I signed up with BT recently and one of the last pages they offer is for you to choose a convenient installation date,then after you've signed up they send you a few e-mails offering to change that date if it's not suitable so I'd say you were good to go.
 
Just wading my way through the BT site and the latest date they are offering for installation/activation is the 2nd of May, so you do get quite a decent window of opportunity.
 
I'm kicking myself for not waiting another week and I would have had the £200 card.
As it is I'm getting a £100 card but I'm also getting £120 from topcashback though that was supposed to have been £150.

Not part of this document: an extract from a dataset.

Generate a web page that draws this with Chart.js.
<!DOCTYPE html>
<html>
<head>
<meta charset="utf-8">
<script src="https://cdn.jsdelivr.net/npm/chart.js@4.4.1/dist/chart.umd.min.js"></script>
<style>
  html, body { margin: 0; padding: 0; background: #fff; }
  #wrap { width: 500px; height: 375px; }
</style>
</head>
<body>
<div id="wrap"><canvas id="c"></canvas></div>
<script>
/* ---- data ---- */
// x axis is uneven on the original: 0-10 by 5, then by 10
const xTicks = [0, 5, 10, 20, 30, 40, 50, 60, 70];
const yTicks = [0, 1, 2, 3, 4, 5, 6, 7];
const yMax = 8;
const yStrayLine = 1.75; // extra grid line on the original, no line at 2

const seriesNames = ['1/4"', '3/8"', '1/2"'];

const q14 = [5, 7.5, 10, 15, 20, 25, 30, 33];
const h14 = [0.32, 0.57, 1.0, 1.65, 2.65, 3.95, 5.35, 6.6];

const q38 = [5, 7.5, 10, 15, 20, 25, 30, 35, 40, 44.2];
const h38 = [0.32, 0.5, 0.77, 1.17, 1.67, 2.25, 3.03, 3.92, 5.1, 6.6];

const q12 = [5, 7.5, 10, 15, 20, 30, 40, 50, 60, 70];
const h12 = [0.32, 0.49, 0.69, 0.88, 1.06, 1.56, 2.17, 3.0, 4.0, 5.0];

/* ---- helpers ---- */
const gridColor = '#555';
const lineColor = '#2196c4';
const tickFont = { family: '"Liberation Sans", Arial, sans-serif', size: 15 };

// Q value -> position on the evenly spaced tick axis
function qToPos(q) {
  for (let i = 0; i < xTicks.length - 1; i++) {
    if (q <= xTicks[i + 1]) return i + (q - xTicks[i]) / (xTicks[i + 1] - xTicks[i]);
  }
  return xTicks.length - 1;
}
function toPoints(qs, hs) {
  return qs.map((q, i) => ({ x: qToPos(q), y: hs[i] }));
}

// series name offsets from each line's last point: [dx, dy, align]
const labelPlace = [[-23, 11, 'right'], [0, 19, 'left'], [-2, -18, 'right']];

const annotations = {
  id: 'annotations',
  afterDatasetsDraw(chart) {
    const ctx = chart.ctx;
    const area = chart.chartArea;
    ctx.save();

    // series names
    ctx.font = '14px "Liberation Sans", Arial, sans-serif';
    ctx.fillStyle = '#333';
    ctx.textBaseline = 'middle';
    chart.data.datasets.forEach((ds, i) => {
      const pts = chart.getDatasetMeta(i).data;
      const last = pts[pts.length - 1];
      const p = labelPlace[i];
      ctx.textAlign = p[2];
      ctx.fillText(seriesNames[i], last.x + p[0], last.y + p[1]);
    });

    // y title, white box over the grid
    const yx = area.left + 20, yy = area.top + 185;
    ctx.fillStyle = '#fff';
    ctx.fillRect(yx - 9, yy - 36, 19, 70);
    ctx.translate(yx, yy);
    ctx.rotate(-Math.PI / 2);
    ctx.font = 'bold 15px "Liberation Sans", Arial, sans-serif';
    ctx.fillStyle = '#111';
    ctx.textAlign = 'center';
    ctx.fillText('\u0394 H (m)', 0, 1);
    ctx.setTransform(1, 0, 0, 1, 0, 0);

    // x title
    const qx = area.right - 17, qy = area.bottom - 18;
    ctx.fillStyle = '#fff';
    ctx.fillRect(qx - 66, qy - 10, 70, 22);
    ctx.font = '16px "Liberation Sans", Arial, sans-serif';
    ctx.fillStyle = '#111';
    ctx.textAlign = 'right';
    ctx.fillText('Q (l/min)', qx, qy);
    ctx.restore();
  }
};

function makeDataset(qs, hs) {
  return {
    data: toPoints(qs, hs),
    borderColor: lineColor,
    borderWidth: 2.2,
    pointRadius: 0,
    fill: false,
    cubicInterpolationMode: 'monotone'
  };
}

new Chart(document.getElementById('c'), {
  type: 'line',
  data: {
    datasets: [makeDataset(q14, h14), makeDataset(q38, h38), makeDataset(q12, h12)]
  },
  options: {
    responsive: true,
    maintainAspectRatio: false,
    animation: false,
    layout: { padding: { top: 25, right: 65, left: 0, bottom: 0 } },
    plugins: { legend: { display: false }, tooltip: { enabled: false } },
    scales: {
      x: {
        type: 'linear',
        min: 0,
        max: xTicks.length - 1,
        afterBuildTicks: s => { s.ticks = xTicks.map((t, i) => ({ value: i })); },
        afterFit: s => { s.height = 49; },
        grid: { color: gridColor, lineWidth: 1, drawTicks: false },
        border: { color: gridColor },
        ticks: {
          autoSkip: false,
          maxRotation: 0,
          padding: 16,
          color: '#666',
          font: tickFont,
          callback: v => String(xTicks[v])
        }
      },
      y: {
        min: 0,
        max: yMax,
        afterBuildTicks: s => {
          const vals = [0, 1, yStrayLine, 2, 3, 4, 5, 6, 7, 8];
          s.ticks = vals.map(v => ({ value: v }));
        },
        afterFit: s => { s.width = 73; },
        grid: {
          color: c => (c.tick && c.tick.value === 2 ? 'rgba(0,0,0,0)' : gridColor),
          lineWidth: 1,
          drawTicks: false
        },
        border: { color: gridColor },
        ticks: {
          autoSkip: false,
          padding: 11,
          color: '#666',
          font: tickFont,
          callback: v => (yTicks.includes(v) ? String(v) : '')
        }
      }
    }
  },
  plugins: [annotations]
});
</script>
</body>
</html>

They had to put a new cable in from the post across the road to the house and the guy was very capable,sorted it out quickly and with no fuss,was quite impressed by that.
He didn't dither in the house though put the master socket in and was gone which I wasn't so used to after Virgin,the Virgin people like to show you how to use the Tivo etc but the Openreach fella was down the road as soon as you could blink.
 
the Virgin people like to show you how to use the Tivo etc but the Openreach fella was down the road as soon as you could blink.

What did you expect him to demonstrate? He's there on behalf of your service provider to install/provide the connection. He not there (and is incidentally instructed not to) demonstrate how things work or setup routers etc..
 
I know,just saying how different it was from Virgin.

The Youview box and router had only arrived the day before and I was half expecting him to set them up too tbh.
 
I know,just saying how different it was from Virgin.

The Youview box and router had only arrived the day before and I was half expecting him to set them up too tbh.

There's the distinction though. Virgin engineers act on behalf of Virgin.

Openreach engineers act on behalf of hundreds of different CPs. Most of which, despite what they tell the end user, strictly forbid Openreach from touching their user equipment*

* - That's not to say some engineers won't help the little old lady plug in her router but it's not encouraged.